The Rehab organisation has signalled to the Dáil Public Accounts Committee (PAC) that it will only answer questions at a hearing today in relation to State funding it receives.
Politicians on the committee have insisted they want more details from the organisation on pay, pensions and bonus payments for senior Rehab executives.
PAC members were told last night that solicitors acting for Rehab had contacted its parliamentary legal adviser yesterday indicating there would be restrictions on the issues the organisation would deal with in the hearing.
A note to the committee from the parliamentary legal adviser said: “Rehab are happy to appear before Public Accounts Committee to discuss the three areas outlined in a letter by Public Accounts Committee to Rehab but that they would not be in a position to discuss areas which did not fall within the Public Accounts Committee’s remit.”
It is understood the areas set out by the committee in the letter to Rehab were payments received by the organisation from the HSE, the training body Solas and the Department of Justice which came to a total of about €83 million.
However, senior members of the committee have signalled they would be looking for salary details for senior executives going back a number of years as well as information on bonus payments.

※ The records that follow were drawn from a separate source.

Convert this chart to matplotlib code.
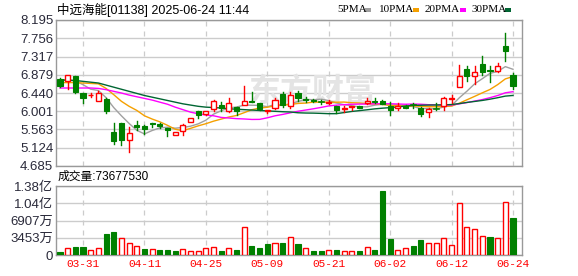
import matplotlib
matplotlib.use('Agg')
import matplotlib.pyplot as plt
import numpy as np
from matplotlib.patches import Rectangle

# ---------------- data ----------------
dates = ['03-26','03-27','03-28','03-31','04-01','04-02','04-03','04-07','04-08','04-09',
         '04-10','04-11','04-14','04-15','04-16','04-17','04-22','04-23','04-24','04-25',
         '04-28','04-29','04-30','05-02','05-06','05-07','05-08','05-09','05-12','05-13',
         '05-14','05-15','05-16','05-19','05-20','05-21','05-22','05-23','05-26','05-27',
         '05-28','05-29','05-30','06-02','06-03','06-04','06-05','06-06','06-09','06-10',
         '06-11','06-12','06-13','06-16','06-17','06-18','06-19','06-20','06-23','06-24']

opens  = [6.77,6.73,6.84,6.45,6.38,6.25,6.30,5.51,5.71,5.31,
          5.68,5.64,5.72,5.70,5.61,5.44,5.52,5.75,6.01,5.93,
          6.05,6.15,6.01,6.11,6.16,6.24,6.19,6.01,6.08,6.42,
          6.12,6.44,6.30,6.27,6.23,6.20,6.12,6.05,6.10,6.13,
          6.19,6.25,6.25,6.12,6.07,6.13,6.16,6.08,5.98,6.07,
          6.12,6.30,6.58,7.01,6.86,7.14,6.99,6.96,7.58,6.88]
highs  = [6.79,6.87,6.85,6.45,6.45,6.49,6.32,5.71,5.73,5.62,
          5.77,5.68,5.72,5.71,5.61,5.51,5.70,5.84,6.01,6.01,
          6.27,6.23,6.31,6.11,6.62,6.46,6.20,6.03,6.31,6.46,
          6.46,6.48,6.35,6.30,6.28,6.26,6.12,6.12,6.12,6.13,
          6.32,6.31,6.26,6.23,6.20,6.15,6.20,6.10,6.08,6.20,
          6.34,6.40,7.12,7.08,7.09,7.34,7.08,7.16,7.89,6.92]
lows   = [6.59,6.54,6.43,6.21,6.35,6.25,5.95,5.22,5.18,5.02,
          5.55,5.46,5.63,5.59,5.41,5.44,5.43,5.75,5.83,5.92,
          6.00,6.01,5.99,5.92,6.16,6.22,6.03,5.96,6.05,6.11,
          6.08,6.24,6.23,6.22,6.17,6.18,5.97,5.99,6.03,6.07,
          6.18,6.19,6.17,5.90,6.03,6.08,6.08,5.89,5.86,6.03,
          6.03,6.19,6.58,6.74,6.66,6.88,6.70,6.95,7.22,6.54]
closes = [6.61,6.87,6.47,6.31,6.40,6.45,6.01,5.28,5.32,5.48,
          5.63,5.57,5.69,5.64,5.56,5.51,5.66,5.84,5.92,6.00,
          6.24,6.07,6.19,6.01,6.24,6.22,6.05,6.03,6.28,6.15,
          6.40,6.32,6.28,6.24,6.22,6.23,6.03,6.07,6.12,6.08,
          6.24,6.23,6.18,6.03,6.12,6.09,6.15,5.93,6.06,6.06,
          6.32,6.32,6.86,6.86,6.94,6.94,6.96,7.09,7.44,6.62]

# volume in units of 10k shares (万)
volumes = [670,1330,1600,1600,1000,1400,4270,4670,3400,2340,
           1800,1200,1200,1000,1000,800,1130,800,800,1330,
           1530,800,1330,1000,5540,1800,1400,2200,2340,2400,
           3540,2200,1330,800,800,1000,1000,730,730,800,
           1530,1000,12800,3200,1000,1330,1800,3000,2340,2340,
           3340,1940,10340,5670,5140,3740,3600,3340,10540,7367.753]
vol_up = [0,1,0,0,1,1,0,0,1,1,1,0,1,0,0,0,1,1,1,1,
          1,0,1,0,1,0,0,0,1,0,1,0,1,0,0,1,0,1,1,0,
          1,0,0,0,1,1,0,0,1,1,1,1,1,1,1,1,0,1,1,0]

# moving-average values before a full window is available
ma5_head  = [6.75,6.75,6.73,6.64]
ma10_head = [6.69,6.69,6.69,6.68,6.67,6.66,6.55,6.40,6.24]
ma20_head = [6.56,6.56,6.56,6.56,6.56,6.55,6.52,6.48,6.44,6.39,
             6.35,6.31,6.27,6.22,6.17,6.10,6.04,5.98,5.94]
ma30_head = [6.75,6.75,6.74,6.72,6.70,6.68,6.63,6.58,6.53,6.48,
             6.43,6.38,6.34,6.30,6.26,6.22,6.18,6.15,6.12,6.10,
             6.09,6.08,6.06,6.05,6.04,6.03,6.02,6.01,6.00]

price_ticks = [4.685,5.124,5.563,6.001,6.440,6.879,7.317,7.756,8.195]
vol_ticks = [0,3453.5,6907,10360.5,13814]
vol_tick_labels = ['0','3453万','6907万','1.04亿','1.38亿']
date_tick_idx = [3,11,19,27,35,43,51,59]

title_text = '中远海能[01138] 2025-06-24 11:44'
vol_text = '成交量:73677530'
legend_items = ['5PMA','10PMA','20PMA','30PMA']
ma_colors = ['#a0a0a0','#f5a000','#ff00ff','#006633']

RED = '#ff0000'
GREEN = '#008000'

def moving_avg(n, head):
    out = list(head)
    for i in range(len(head), len(closes)):
        out.append(float(np.mean(closes[i-n+1:i+1])))
    return out

mas = [moving_avg(5, ma5_head), moving_avg(10, ma10_head),
       moving_avg(20, ma20_head), moving_avg(30, ma30_head)]

# ---------------- figure ----------------
W, H = 578, 276
fig = plt.figure(figsize=(W/100, H/100), dpi=100)
L, R = 56, 522
ax = fig.add_axes([L/W, 1-166/H, (R-L)/W, (166-20)/H])
axv = fig.add_axes([L/W, 1-255/H, (R-L)/W, (255-186)/H])

n = len(closes)
x = np.arange(n)
xlim = (-0.52, 60.17)
bw = 0.66
NUM_FONT = ['Liberation Sans', 'Noto Sans CJK SC']

for a in (ax, axv):
    a.set_xlim(*xlim)
    for s in a.spines.values():
        s.set_color('#999999')
        s.set_linewidth(1.0)
    a.tick_params(length=0, labelsize=9.5, colors='#2a2a3a', pad=2)
    a.set_xticks(date_tick_idx)
    a.set_axisbelow(True)
    for xi in date_tick_idx:
        a.axvline(xi, color='#cccccc', lw=0.9, ls=(0, (4, 4)), zorder=0)

# price panel
ax.set_ylim(price_ticks[0], price_ticks[-1])
ax.set_yticks(price_ticks)
ax.set_yticklabels(['%.3f' % v for v in price_ticks], family=NUM_FONT)
ax.set_xticklabels([])
for v in price_ticks:
    ax.axhline(v, color='#cccccc', lw=1.0, zorder=0)

ax.text(0.55, 0.50, '东方财富', transform=ax.transAxes, ha='center', va='center',
        fontsize=23, fontweight='bold', color='#e4e4e4', family=['Noto Sans CJK SC'], zorder=0.5)

for m, c in zip(mas, ma_colors):
    ax.plot(x, m, color=c, lw=1.0, zorder=2)

for i in range(n):
    o, h, l, c = opens[i], highs[i], lows[i], closes[i]
    up = c >= o
    col = RED if up else GREEN
    lo_b, hi_b = min(o, c), max(o, c)
    if hi_b - lo_b < 0.012:
        ax.plot([i-bw/2, i+bw/2], [c, c], color=col, lw=1.2, zorder=3)
        ax.plot([i, i], [l, h], color=col, lw=1.0, zorder=3)
        continue
    if up:
        ax.plot([i, i], [hi_b, h], color=col, lw=1.0, zorder=3)
        ax.plot([i, i], [l, lo_b], color=col, lw=1.0, zorder=3)
        ax.add_patch(Rectangle((i-bw/2, lo_b), bw, hi_b-lo_b, facecolor='white',
                               edgecolor=col, lw=1.0, zorder=4))
    else:
        ax.plot([i, i], [l, h], color=col, lw=1.0, zorder=3)
        ax.add_patch(Rectangle((i-bw/2, lo_b), bw, hi_b-lo_b, facecolor=col,
                               edgecolor=col, lw=0.8, zorder=4))

# volume panel
axv.set_ylim(vol_ticks[0], vol_ticks[-1])
axv.set_yticks(vol_ticks)
axv.set_yticklabels(vol_tick_labels, family=NUM_FONT)
for v in vol_ticks:
    axv.axhline(v, color='#cccccc', lw=1.0, zorder=0)
axv.set_xticklabels([dates[i] for i in date_tick_idx], family=['Liberation Mono'],
                    fontsize=8, color=RED)
axv.tick_params(axis='x', colors=RED, pad=3)
for i in range(n):
    if vol_up[i]:
        axv.add_patch(Rectangle((i-bw/2, 0), bw, volumes[i], facecolor='white',
                                edgecolor=RED, lw=1.0, zorder=3))
    else:
        axv.add_patch(Rectangle((i-bw/2, 0), bw, volumes[i], facecolor=GREEN,
                                edgecolor=GREEN, lw=0.8, zorder=3))

# texts
fig.text(57/W, 1-10/H, title_text, ha='left', va='center', fontsize=9,
         family=NUM_FONT, color='#000000')
fig.text(58/W, 1-177/H, vol_text, ha='left', va='center', fontsize=8.5,
         family=NUM_FONT, color='#000000')

leg_x = [337, 379, 425, 471]
sq_x = [365, 413, 460, 505]
for t, lx, sx, c in zip(legend_items, leg_x, sq_x, ma_colors):
    fig.text(lx/W, 1-10/H, t, ha='left', va='center', fontsize=8,
             family=['Liberation Serif'], color='#000000')
    fig.patches.append(Rectangle((sx/W, 1-12/H), 6/W, 4/H, transform=fig.transFigure,
                                 facecolor=c, edgecolor='none', figure=fig))

fig.savefig('out.png', dpi=100)
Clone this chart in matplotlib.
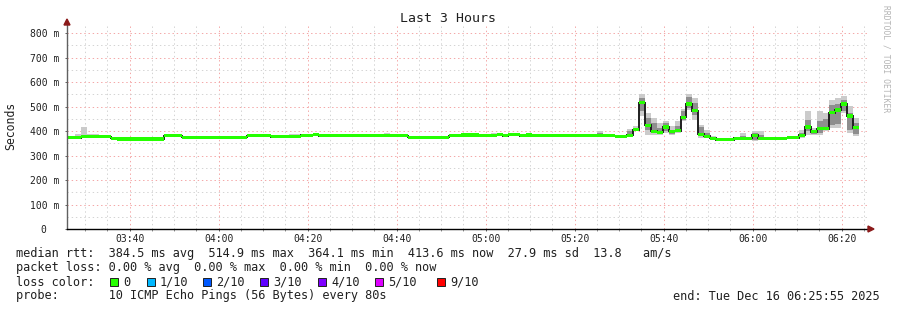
import numpy as np
import matplotlib
matplotlib.use("Agg")
import matplotlib.pyplot as plt
from matplotlib.patches import Rectangle, Polygon

W, H, DPI = 897, 310, 100
MONO = "DejaVu Sans Mono"

# time axis (3 hours ending 06:25:55)
start_time = "03:25:55"
end_time = "06:25:55"
first_step = "03:25:07"
step_seconds = 80
time_labels = ["03:40", "04:00", "04:20", "04:40", "05:00",
               "05:20", "05:40", "06:00", "06:20"]

# median rtt per 80 s step, ms
median_ms = [
    373, 373, 373, 376, 376, 376, 376, 376, 370, 367,
    367, 367, 367, 367, 367, 367, 367, 380, 380, 380,
    375, 375, 375, 375, 375, 375, 375, 374, 374, 374,
    374, 380, 380, 380, 380, 376, 376, 376, 379, 379,
    382, 382, 385, 381, 381, 381, 381, 381, 383, 383,
    383, 381, 383, 383, 381, 381, 381, 381, 375, 375,
    372, 375, 375, 375, 375, 380, 380, 384, 384, 384,
    381, 381, 383, 385, 381, 385, 385, 381, 384, 381,
    381, 380, 380, 380, 380, 383, 380, 380, 383, 383,
    383, 383, 380, 379, 379, 382, 405, 515, 424, 399,
    395, 416, 398, 401, 456, 510, 483, 387, 378, 370,
    365, 365, 365, 371, 371, 371, 382, 371, 368, 368,
    371, 371, 372, 372, 382, 416, 397, 410, 410, 475,
    486, 510, 461, 414,
]

# smoke (ping spread) where it is visible: step index, outer lo/hi, inner lo/hi (ms)
smoke_step = [2, 3, 4, 5, 31, 38, 39, 42, 54, 72, 73, 78, 85, 90, 95,
              96, 97, 98, 99, 100, 101, 102, 103, 104, 105, 106, 107, 108, 109,
              114, 116, 117, 124, 125, 126, 127, 128, 129, 130, 131, 132, 133]
smoke_lo = [372, 374, 374, 374, 376, 377, 377, 381, 379, 381, 382, 381, 380, 380, 378,
            398, 460, 385, 385, 385, 392, 385, 392, 440, 487, 446, 371, 372, 366,
            368, 358, 365, 371, 385, 385, 385, 399, 412, 412, 473, 392, 378]
smoke_hi = [388, 415, 388, 386, 388, 388, 388, 392, 390, 390, 390, 390, 388, 401, 409,
            422, 551, 473, 453, 433, 442, 419, 440, 491, 551, 535, 426, 404, 378,
            392, 401, 399, 405, 480, 412, 480, 473, 528, 535, 542, 501, 453]
smoke_ilo = [373, 376, 375, 375, 378, 378, 378, 383, 380, 382, 383, 382, 381, 381, 380,
             400, 480, 405, 392, 389, 399, 389, 396, 446, 494, 467, 378, 375, 367,
             369, 365, 368, 374, 399, 389, 392, 403, 426, 430, 480, 405, 388]
smoke_ihi = [378, 385, 380, 378, 382, 382, 382, 388, 384, 386, 387, 386, 385, 392, 398,
             412, 535, 453, 433, 412, 433, 405, 419, 480, 538, 514, 415, 392, 372,
             378, 392, 385, 392, 446, 397, 442, 450, 507, 510, 528, 473, 433]

loss_labels = ["0", "1/10", "2/10", "3/10", "4/10", "5/10", "9/10"]
loss_colors = ["#26ff00", "#00b8ff", "#0059ff", "#5e00ff", "#7e00ff", "#dd00ff", "#ff0000"]

title = "Last 3 Hours"
ylabel = "Seconds"
rtt_line = ("median rtt:  384.5 ms avg  514.9 ms max  364.1 ms min  "
            "413.6 ms now  27.9 ms sd  13.8   am/s")
loss_line = "packet loss: 0.00 % avg  0.00 % max  0.00 % min  0.00 % now"
probe_line = "probe:       10 ICMP Echo Pings (56 Bytes) every 80s"
end_line = "end: Tue Dec 16 06:25:55 2025"


def secs(hms):
    parts = [int(p) for p in hms.split(":")]
    while len(parts) < 3:
        parts.append(0)
    return parts[0] * 3600 + parts[1] * 60 + parts[2]


def minutes(hms):
    return (secs(hms) - secs(start_time)) / 60.0


fx = lambda p: p / W
fy = lambda p: 1 - p / H

fig = plt.figure(figsize=(W / DPI, H / DPI), dpi=DPI)
ax_l, ax_r, ax_t, ax_b = 67, 868, 26, 229
ax = fig.add_axes([fx(ax_l), fy(ax_b), (ax_r - ax_l) / W, (ax_b - ax_t) / H])
ms_per_px = 800 / (229 - 33)
ax.set_xlim(0, minutes(end_time))
ax.set_ylim(0, (ax_b - ax_t) * ms_per_px)
for s in ax.spines.values():
    s.set_visible(False)

# grid
xmaj = [minutes(t) for t in time_labels]
xmin = np.arange(minutes("03:30"), minutes(end_time), 5.0)
dots = (0, (1.4, 2.8))
for x in xmin:
    major = any(abs(x - m) < 1e-6 for m in xmaj)
    ax.axvline(x, color="#f4a8a8" if major else "#d4d4d4", lw=0.72,
               ls=dots, zorder=0.5)
for y in range(50, 801, 50):
    ax.axhline(y, color="#f4a8a8" if y % 100 == 0 else "#d4d4d4", lw=0.72,
               ls=dots, zorder=0.5)

# data
med = np.array(median_ms, dtype=float)
n = len(med)
edges = minutes(first_step) + np.arange(n + 1) * step_seconds / 60.0
lo = med.copy(); hi = med.copy(); ilo = med.copy(); ihi = med.copy()
lo[smoke_step] = smoke_lo
hi[smoke_step] = smoke_hi
ilo[smoke_step] = smoke_ilo
ihi[smoke_step] = smoke_ihi

ax.stairs(hi, edges, baseline=lo, fill=True, color="#cbcbcb", zorder=1)
ax.stairs(ihi, edges, baseline=ilo, fill=True, color="#8e8e8e", zorder=1.1)
ax.stairs(med, edges, baseline=None, color="#202020", lw=1.4, zorder=2)
ax.stairs(med + 6.5, edges, baseline=med - 6.5, fill=True,
          color=loss_colors[0], zorder=3)

# axes lines + arrows
ax.plot([0, 0], [0, ax.get_ylim()[1] + 1 * ms_per_px], color="#606060",
        lw=1.0, clip_on=False, zorder=4)
ax.plot([0, minutes(end_time)], [0, 0], color="black", lw=1.0,
        clip_on=False, zorder=4)
fig.patches.append(Polygon([[fx(64), fy(25)], [fx(70), fy(25)], [fx(67), fy(19)]],
                           closed=True, transform=fig.transFigure,
                           color="#8b1a1a"))
fig.patches.append(Polygon([[fx(868), fy(226)], [fx(868), fy(232)], [fx(874), fy(229)]],
                           closed=True, transform=fig.transFigure,
                           color="#8b1a1a"))

# ticks
px = 72 / DPI
yt = list(range(0, 801, 100))
ax.set_yticks(yt)
ax.set_yticklabels(["0  "] + ["%d m" % v for v in yt[1:]])
ax.set_xticks(xmaj)
ax.set_xticklabels(time_labels)
ax.set_xticks(xmin, minor=True)
ax.tick_params(axis="y", length=2 * px, width=0.7, color="#606060",
               pad=6 * px, labelsize=7, labelcolor="#202020")
ax.tick_params(axis="x", which="major", length=2 * px, width=0.7,
               color="#606060", pad=3 * px, labelsize=7, labelcolor="#202020")
ax.tick_params(axis="x", which="minor", length=2 * px, width=0.7,
               color="#909090")
for lab in ax.get_xticklabels() + ax.get_yticklabels():
    lab.set_family(MONO)

# texts
fig.text(fx(448), fy(19), title, family=MONO, fontsize=9.5, ha="center",
         va="center", color="#202020")
fig.text(fx(11), fy(126), ylabel, family=MONO, fontsize=8.3, rotation=90,
         ha="center", va="center", color="#202020")
fig.text(fx(886), fy(5), "RRDTOOL / TOBI OETIKER", family=MONO, fontsize=5.8,
         rotation=270, ha="center", va="top", color="#b4b4b4")

fs = 8.55
fig.text(fx(16), fy(254), rtt_line, family=MONO, fontsize=fs, va="center",
         color="#202020")
fig.text(fx(16), fy(268), loss_line, family=MONO, fontsize=fs, va="center",
         color="#202020")
fig.text(fx(16), fy(282), "loss color:", family=MONO, fontsize=fs,
         va="center", color="#202020")
box_x = [110, 147, 203, 260, 318, 375, 437]
for bx, lab, col in zip(box_x, loss_labels, loss_colors):
    fig.patches.append(Rectangle((fx(bx), fy(286)), 8 / W, 8 / H,
                                 transform=fig.transFigure, facecolor=col,
                                 edgecolor="#202020", lw=0.7))
    fig.text(fx(bx + 13), fy(282), lab, family=MONO, fontsize=fs,
             va="center", color="#202020")
fig.text(fx(16), fy(296), probe_line, family=MONO, fontsize=fs, va="center",
         color="#202020")
fig.text(fx(880), fy(296), end_line, family=MONO, fontsize=fs, va="center",
         ha="right", color="#202020")

fig.savefig("out.png", dpi=DPI)
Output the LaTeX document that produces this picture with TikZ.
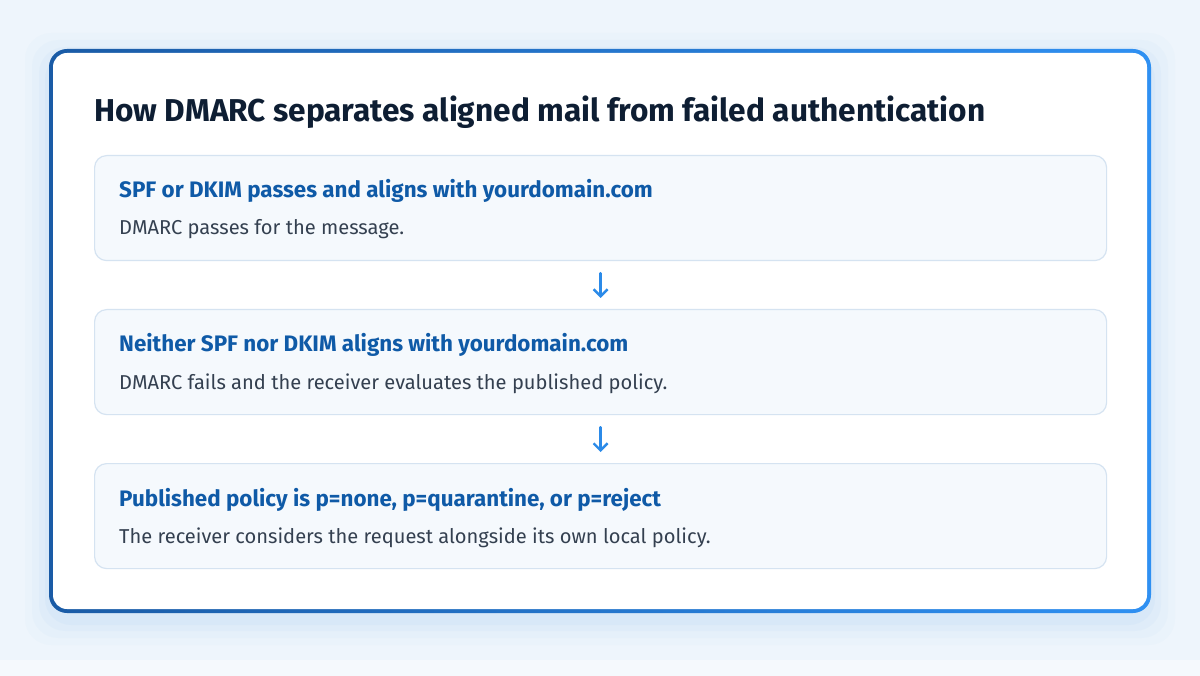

This month Rehab's board gave in to political pressure to reveal the remuneration paid to its group chief executive Angela Kerins. The figures showed her salary had risen to €240,000 from €234,000 in 2011.
Fine Gael TD Kieran O'Donnell, deputy chairman of the PAC, said last night: "I look forward to Angela Kerins coming before the Public Account Committee tomorrow and dealing with the issues relevant to the spending of €83 million of taxpayers' money and, obviously, specifically dealing with the issue of the level of salary paid and the basis and back-up for that."
Fine Gael TD Eoghan Murphy said: "In relation to the salaries issue which has been in the public domain, if we want to explore that area we would have to establish that there is not a sufficient separation of revenue streams between public and private money, the argument then being that public money would be acting as a subvention for private salaries."
In a legal communication to the committee last night, the parliamentary legal adviser said: "At 3.30pm approximately, today: Wednesday 26th February, 2014, I received a phone call from Anne Bateman, Philip Lee Solicitors, acting solicitors for Rehab.
“Ms Bateman informed me that Rehab are appearing before PAC tomorrow on a voluntary basis. She intimated that, whilst the message below would be made known to the committee by the Rehab witnesses tomorrow morning, as solicitors for Rehab she wanted the below message noted on the record: Rehab are happy to appear before PAC to discuss the three areas outlined in a letter by PAC to Rehab but that they would not be in a position to discuss areas which did not fall within PAC’s remit.”
The parliamentary legal adviser also said PAC did not in her view have “carte blanche to investigate the expenditure of all public monies” but was limited by its terms of reference to probes into accounts which were audited or reported on by the Comptroller and Auditor General.